The amazing success of Who Wants to be a Millionaire has generated interest from TV companies around the world. So far, 51 countries have bought the show, and nearly all of them came to Elstree Studios in Hertfordshire, where the show is recorded, to see how it is made. “We started receiving calls from countries wanting to produce the show and to buy the Millionaire format. The USA has been the most significant, because it is the home of the TV game show and it is very rare to export any British programmes there. One of the conditions is that each country that buys the format must use the same music and set. Modifications are considered for cultural differences and applications for these must be made to us”
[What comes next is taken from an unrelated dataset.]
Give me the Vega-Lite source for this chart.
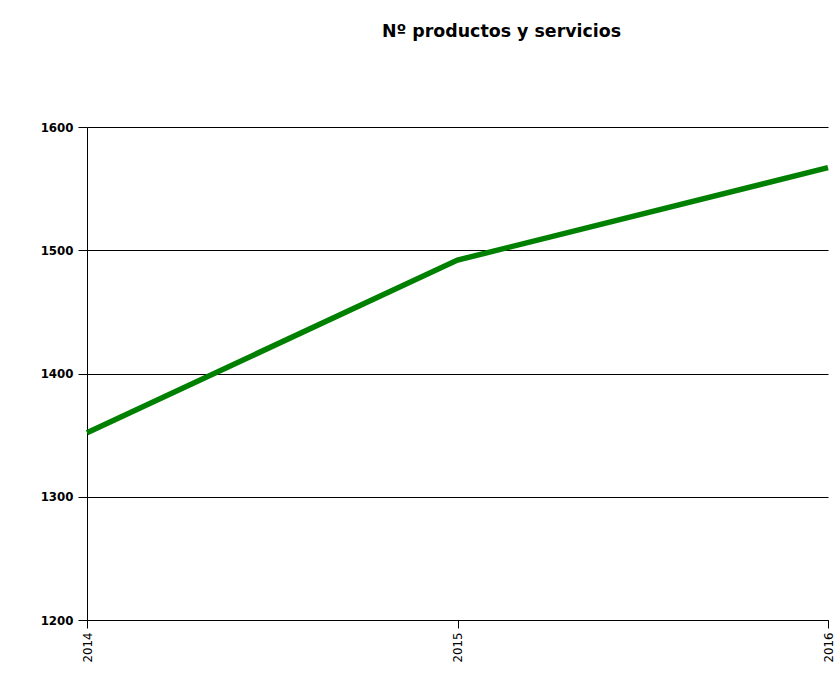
{
  "$schema": "https://vega.github.io/schema/vega-lite/v6.json",
  "width": 741,
  "height": 493,
  "autosize": {"type": "none"},
  "padding": {"left": 87, "top": 127, "right": 11, "bottom": 79},
  "background": "white",
  "title": {
    "text": "Nº productos y servicios",
    "font": "DejaVu Sans",
    "fontSize": 17.4,
    "fontWeight": "bold",
    "color": "#000000",
    "anchor": "middle",
    "dx": 44,
    "offset": 82
  },
  "config": {"view": {"stroke": null}},
  "data": {
    "values": [
      {"year": "2014", "value": 1352},
      {"year": "2015", "value": 1492},
      {"year": "2016", "value": 1567}
    ]
  },
  "mark": {"type": "line", "color": "#008000", "strokeWidth": 5.5},
  "encoding": {
    "x": {
      "field": "year",
      "type": "ordinal",
      "scale": {"type": "point", "padding": 0},
      "axis": {
        "title": null,
        "labelAngle": 270,
        "labelAlign": "right",
        "labelBaseline": "middle",
        "labelFont": "DejaVu Sans",
        "labelFontSize": 11.8,
        "labelColor": "#000000",
        "labelPadding": 4,
        "tickSize": 8,
        "tickColor": "#000000",
        "domainColor": "#000000",
        "grid": false
      }
    },
    "y": {
      "field": "value",
      "type": "quantitative",
      "scale": {"domain": [1200, 1600], "nice": false, "zero": false},
      "axis": {
        "title": null,
        "format": "d",
        "values": [1200, 1300, 1400, 1500, 1600],
        "labelFont": "DejaVu Sans",
        "labelFontSize": 11.8,
        "labelFontWeight": "bold",
        "labelColor": "#000000",
        "labelPadding": 5,
        "tickSize": 9,
        "tickColor": "#000000",
        "domainColor": "#000000",
        "grid": true,
        "gridColor": "#000000",
        "gridOpacity": 1
      }
    }
  }
}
Chris Tarrant’s schedule is enough to send anyone crawling back under the covers of their nice warm beds in the mornings. “I think that a lot of people are amazed at my schedule at the moment, it really is complete madness. I crawl away from Elstree at midnight-ish at the end of a recording and I’m up again at 5.15am the next morning, and on the radio at 6.00am. It’s the way that I’ve lived for so long that I’m used to it. It’s a bit like being a band on tour at the moment. I’m literally doing the show, crashing out at a hotel in the middle of town, getting up, doing the radio and going back to Elstree. But I sleep – when I get to Elstree I have an hour or so. I sometimes actually go fishing, just to get away from phones, rehearsals and talking to the guys about the show. I just need to switch off for a bit”
Despite his gruelling schedule, Tarrant is committed to the show. Rumour has it that the show has another two years of life in it, and Smith expects it to be running somewhere in the world for the next 20 years. It is difficult to see how Millionaire could be improved – it is so simple, and so gripping. An episode cannot be missed.


So what lies in Millionaire’s future? There are those who say that the show will soon run out of steam because there hasn’t been a million pound winner for a while. In America there have already been several million-dollar winners. “We refuse point-blank to be seen in any way to dumb it down or to give contestants a final leg-up to win a million,” says Tarrant.